[WORK TO DO]
Only the lines from the start of the data to the line containing "font=dict(size=FS, family=FONT, color=TXT))", both included, should be output, exactly and without pictures.

───── DATA

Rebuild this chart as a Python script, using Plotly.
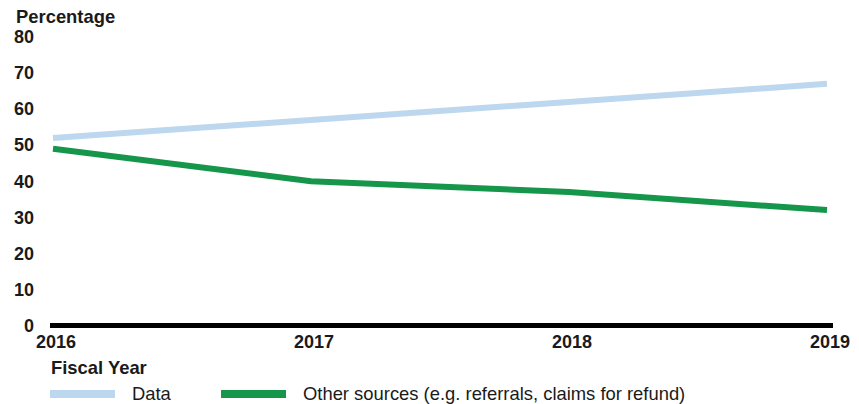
import plotly.graph_objects as go

years = [2016, 2017, 2018, 2019]
data_pct = [52, 57, 62, 67]
other_pct = [49, 40, 37, 32]
y_ticks = [0, 10, 20, 30, 40, 50, 60, 70, 80]
series_names = ["Data", "Other sources (e.g. referrals, claims for refund)"]
colors = ["#BDD7EE", "#16964A"]

W, H = 859, 404
ML, MR, MT, MB = 50, 26, 37, 75
PW, PH = W - ML - MR, H - MT - MB

def px(x):
    return (x - ML) / PW

def py(y):
    return (H - MB - y) / PH

FONT = "Liberation Sans, Arial, sans-serif"
TXT = "#1a1a1a"
FS = 18

fig = go.Figure()
for name, vals, col in zip(series_names, [data_pct, other_pct], colors):
    fig.add_trace(go.Scatter(x=years, y=vals, mode="lines", name=name,
                             line=dict(color=col, width=6), cliponaxis=False,
                             showlegend=False, hoverinfo="skip"))

fig.update_layout(
    width=W, height=H,
    margin=dict(l=ML, r=MR, t=MT, b=MB),
    paper_bgcolor="white", plot_bgcolor="white",
    font=dict(family=FONT, color=TXT),
    xaxis=dict(range=[2016 - 3 / 258, 2019 + 6 / 258], tickvals=years,
               showticklabels=False, showgrid=False, zeroline=False, showline=False),
    yaxis=dict(range=[-1, 80], tickvals=y_ticks, showgrid=False,
               zeroline=True, zerolinecolor="black", zerolinewidth=5,
               showline=False, ticklabelstandoff=15,
               tickfont=dict(size=FS, family=FONT, color=TXT, weight="bold")),
)

# x tick labels as text anchored on the data x positions
for yr in years:
    fig.add_annotation(x=yr, y=py(342), xref="x", yref="paper", xanchor="center",
                       yanchor="middle", xshift=3, text=f"<b>{yr}</b>", showarrow=False,
                       font=dict(size=FS, family=FONT, color=TXT))

fig.add_annotation(x=px(14), y=py(16), xref="paper", yref="paper", xanchor="left",
                   yanchor="middle", text="<b>Percentage</b>", showarrow=False,
                   font=dict(size=18.4, family=FONT, color=TXT))
fig.add_annotation(x=px(49), y=py(367), xref="paper", yref="paper", xanchor="left",
                   yanchor="middle", text="<b>Fiscal Year</b>", showarrow=False,
                   font=dict(size=18.4, family=FONT, color=TXT))

leg_x = [(50, 115, 131), (221, 286, 302)]
for (x0, x1, tx), name, col in zip(leg_x, series_names, colors):
    fig.add_shape(type="line", xref="paper", yref="paper", x0=px(x0), x1=px(x1),
                  y0=py(394), y1=py(394), line=dict(color=col, width=8))
    fig.add_annotation(x=px(tx), y=py(393), xref="paper", yref="paper", xanchor="left",
                       yanchor="middle", text=name, showarrow=False, borderpad=0,
                       font=dict(size=18.4, family=FONT, color=TXT))

fig.write_html("out.html", config={"displayModeBar": False},
               post_script="document.body.style.margin='0';document.body.style.padding='0';")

──────────

[RESULT BELOW]
Rebuild this chart as a Python script, using Plotly.
import plotly.graph_objects as go

years = [2016, 2017, 2018, 2019]
data_pct = [52, 57, 62, 67]
other_pct = [49, 40, 37, 32]
y_ticks = [0, 10, 20, 30, 40, 50, 60, 70, 80]
series_names = ["Data", "Other sources (e.g. referrals, claims for refund)"]
colors = ["#BDD7EE", "#16964A"]

W, H = 859, 404
ML, MR, MT, MB = 50, 26, 37, 75
PW, PH = W - ML - MR, H - MT - MB

def px(x):
    return (x - ML) / PW

def py(y):
    return (H - MB - y) / PH

FONT = "Liberation Sans, Arial, sans-serif"
TXT = "#1a1a1a"
FS = 18

fig = go.Figure()
for name, vals, col in zip(series_names, [data_pct, other_pct], colors):
    fig.add_trace(go.Scatter(x=years, y=vals, mode="lines", name=name,
                             line=dict(color=col, width=6), cliponaxis=False,
                             showlegend=False, hoverinfo="skip"))

fig.update_layout(
    width=W, height=H,
    margin=dict(l=ML, r=MR, t=MT, b=MB),
    paper_bgcolor="white", plot_bgcolor="white",
    font=dict(family=FONT, color=TXT),
    xaxis=dict(range=[2016 - 3 / 258, 2019 + 6 / 258], tickvals=years,
               showticklabels=False, showgrid=False, zeroline=False, showline=False),
    yaxis=dict(range=[-1, 80], tickvals=y_ticks, showgrid=False,
               zeroline=True, zerolinecolor="black", zerolinewidth=5,
               showline=False, ticklabelstandoff=15,
               tickfont=dict(size=FS, family=FONT, color=TXT, weight="bold")),
)

# x tick labels as text anchored on the data x positions
for yr in years:
    fig.add_annotation(x=yr, y=py(342), xref="x", yref="paper", xanchor="center",
                       yanchor="middle", xshift=3, text=f"<b>{yr}</b>", showarrow=False,
                       font=dict(size=FS, family=FONT, color=TXT))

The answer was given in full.